In this lab, you will experiment with our hash table implementation of a set. The key differences between
the ds set class (based on a binary search tree) and the ds hashset class (based on a hash table, of course),
are the performance of insert/find/erase: O(log n) vs. O(1), and the order that the elements are traversed
using iterators: the set was in order, while the hashset is in no apparent order.
For the first part of this checkpoint, implement and test the insert function for the hashset. The insert
function must first determine in which bin the new element belongs (using the hash function), and then insert
the element into that bin but only if it isn’t there already. The insert function returns a pair containing an
iterator pointing at the element, and a bool indicating whether it was successfully inserted (true) or already
For the second part of this checkpoint, experiment with the hash function. In the provided code we include
the implementation of a good hash function for strings. Are there any collisions for the small example?

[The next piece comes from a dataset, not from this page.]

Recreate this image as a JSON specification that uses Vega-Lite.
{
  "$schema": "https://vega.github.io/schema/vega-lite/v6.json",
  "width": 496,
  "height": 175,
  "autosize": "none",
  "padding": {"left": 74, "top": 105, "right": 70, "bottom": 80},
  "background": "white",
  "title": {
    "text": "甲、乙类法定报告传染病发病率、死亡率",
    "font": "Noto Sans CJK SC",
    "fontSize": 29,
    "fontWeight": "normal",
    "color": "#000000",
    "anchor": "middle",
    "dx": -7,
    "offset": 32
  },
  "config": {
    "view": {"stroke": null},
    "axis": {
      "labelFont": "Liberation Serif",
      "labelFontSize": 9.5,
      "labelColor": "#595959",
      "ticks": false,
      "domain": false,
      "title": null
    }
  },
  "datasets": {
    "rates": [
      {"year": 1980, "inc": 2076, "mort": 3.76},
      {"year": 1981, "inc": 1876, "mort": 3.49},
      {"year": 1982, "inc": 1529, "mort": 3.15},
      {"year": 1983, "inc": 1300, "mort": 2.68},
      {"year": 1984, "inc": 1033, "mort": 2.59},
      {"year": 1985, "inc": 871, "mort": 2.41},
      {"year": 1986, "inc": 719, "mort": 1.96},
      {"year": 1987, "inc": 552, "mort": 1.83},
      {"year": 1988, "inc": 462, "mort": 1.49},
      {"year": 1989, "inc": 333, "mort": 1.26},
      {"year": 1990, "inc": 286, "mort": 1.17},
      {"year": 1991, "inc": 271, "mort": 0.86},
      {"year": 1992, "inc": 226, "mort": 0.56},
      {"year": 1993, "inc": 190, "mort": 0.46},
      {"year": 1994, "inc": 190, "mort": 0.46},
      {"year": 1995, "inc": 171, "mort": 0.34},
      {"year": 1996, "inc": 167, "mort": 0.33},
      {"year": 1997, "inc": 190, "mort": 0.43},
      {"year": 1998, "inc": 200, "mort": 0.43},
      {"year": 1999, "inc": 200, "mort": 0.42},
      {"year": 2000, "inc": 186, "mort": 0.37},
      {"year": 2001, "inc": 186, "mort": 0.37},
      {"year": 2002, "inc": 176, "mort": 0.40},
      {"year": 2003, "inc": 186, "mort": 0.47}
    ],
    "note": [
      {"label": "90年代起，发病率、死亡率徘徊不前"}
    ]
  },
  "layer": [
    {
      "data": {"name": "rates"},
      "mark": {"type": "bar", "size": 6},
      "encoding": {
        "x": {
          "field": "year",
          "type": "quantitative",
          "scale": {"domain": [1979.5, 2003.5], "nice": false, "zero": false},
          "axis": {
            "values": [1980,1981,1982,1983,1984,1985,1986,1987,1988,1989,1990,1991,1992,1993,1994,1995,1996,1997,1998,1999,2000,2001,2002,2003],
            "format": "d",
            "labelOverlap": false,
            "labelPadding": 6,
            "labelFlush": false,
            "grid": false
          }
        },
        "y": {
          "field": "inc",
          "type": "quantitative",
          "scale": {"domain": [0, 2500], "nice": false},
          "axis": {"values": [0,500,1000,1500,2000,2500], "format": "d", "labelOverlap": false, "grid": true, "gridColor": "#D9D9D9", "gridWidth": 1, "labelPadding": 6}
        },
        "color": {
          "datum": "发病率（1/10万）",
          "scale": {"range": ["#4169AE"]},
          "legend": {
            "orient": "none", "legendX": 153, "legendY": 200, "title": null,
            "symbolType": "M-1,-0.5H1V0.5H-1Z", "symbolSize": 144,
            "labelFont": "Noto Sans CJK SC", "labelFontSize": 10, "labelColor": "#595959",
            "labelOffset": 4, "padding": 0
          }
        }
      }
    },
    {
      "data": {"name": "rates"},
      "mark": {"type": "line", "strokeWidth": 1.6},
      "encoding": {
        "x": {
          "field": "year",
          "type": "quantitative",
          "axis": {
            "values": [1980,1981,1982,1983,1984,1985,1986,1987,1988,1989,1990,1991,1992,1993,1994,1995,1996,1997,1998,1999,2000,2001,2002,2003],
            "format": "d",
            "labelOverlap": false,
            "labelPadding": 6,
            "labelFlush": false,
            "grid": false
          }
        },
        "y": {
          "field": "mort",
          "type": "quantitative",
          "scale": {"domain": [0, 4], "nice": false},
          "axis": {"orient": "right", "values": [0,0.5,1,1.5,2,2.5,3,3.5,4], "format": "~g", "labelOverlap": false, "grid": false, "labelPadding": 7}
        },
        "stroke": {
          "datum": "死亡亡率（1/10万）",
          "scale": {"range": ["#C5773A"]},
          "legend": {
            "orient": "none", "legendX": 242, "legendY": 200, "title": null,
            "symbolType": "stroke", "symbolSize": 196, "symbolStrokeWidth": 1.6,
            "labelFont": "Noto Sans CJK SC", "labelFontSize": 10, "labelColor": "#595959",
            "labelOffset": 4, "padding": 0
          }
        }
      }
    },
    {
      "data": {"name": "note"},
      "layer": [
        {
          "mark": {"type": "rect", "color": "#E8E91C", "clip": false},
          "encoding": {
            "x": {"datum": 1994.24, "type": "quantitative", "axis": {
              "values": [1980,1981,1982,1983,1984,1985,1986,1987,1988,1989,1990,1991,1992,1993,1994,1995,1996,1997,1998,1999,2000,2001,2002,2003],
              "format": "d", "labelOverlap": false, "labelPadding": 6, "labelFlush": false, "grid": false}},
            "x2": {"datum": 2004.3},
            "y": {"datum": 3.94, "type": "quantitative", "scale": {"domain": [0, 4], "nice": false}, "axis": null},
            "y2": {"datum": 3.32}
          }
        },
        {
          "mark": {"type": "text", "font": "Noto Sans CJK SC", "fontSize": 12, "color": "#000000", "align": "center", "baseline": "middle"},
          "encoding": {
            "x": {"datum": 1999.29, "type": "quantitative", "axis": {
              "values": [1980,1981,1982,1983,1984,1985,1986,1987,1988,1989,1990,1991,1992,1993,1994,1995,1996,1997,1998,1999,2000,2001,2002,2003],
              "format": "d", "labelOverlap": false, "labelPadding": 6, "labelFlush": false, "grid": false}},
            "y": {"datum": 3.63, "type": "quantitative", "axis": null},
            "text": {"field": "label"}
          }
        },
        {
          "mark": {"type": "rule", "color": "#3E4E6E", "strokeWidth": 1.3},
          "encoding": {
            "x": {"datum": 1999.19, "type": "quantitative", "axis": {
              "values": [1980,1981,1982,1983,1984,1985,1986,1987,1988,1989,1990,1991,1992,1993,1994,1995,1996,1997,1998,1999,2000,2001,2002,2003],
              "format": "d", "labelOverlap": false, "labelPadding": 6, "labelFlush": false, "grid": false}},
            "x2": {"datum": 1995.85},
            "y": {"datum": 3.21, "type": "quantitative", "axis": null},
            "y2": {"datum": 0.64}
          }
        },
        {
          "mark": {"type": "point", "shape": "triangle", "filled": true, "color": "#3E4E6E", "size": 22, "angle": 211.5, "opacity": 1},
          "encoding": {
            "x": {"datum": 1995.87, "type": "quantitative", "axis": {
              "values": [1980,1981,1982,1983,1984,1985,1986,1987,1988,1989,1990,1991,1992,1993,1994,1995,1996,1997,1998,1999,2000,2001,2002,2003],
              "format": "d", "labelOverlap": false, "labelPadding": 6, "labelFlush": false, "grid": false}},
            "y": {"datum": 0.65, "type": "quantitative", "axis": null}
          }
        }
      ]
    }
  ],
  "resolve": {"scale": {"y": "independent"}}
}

Now write some alternative hash functions. First, create a trivial hash function that is guaranteed to have
many, many collisions. Then, create a hash function that is not terrible, but will unfortunately always place
anagrams (words with the same letters, but rearranged) in the same bin. Test your alternate functions and
be prepared to show the results to your TA.
To complete this checkpoint: Show a TA your debugged implementation of insert and your experimentation with alternative hash functions.
Next, implement and test the begin function, which initializes the iteration through a hashset. Confirm
that the elements in the set are visited in the same order they appear with the print function (which we
have implemented for debugging purposes only).
Finally, implement and test the resize function. This function is automatically called from the insert
function when the set gets “too full”. This function should make a new top level vector structure of the
requested size and copy all the data from the old structure to the new structure. Note that the elements will
likely be shuffled around from the old structure to the new structure.
To complete this checkpoint: Show a TA these additions and the test output.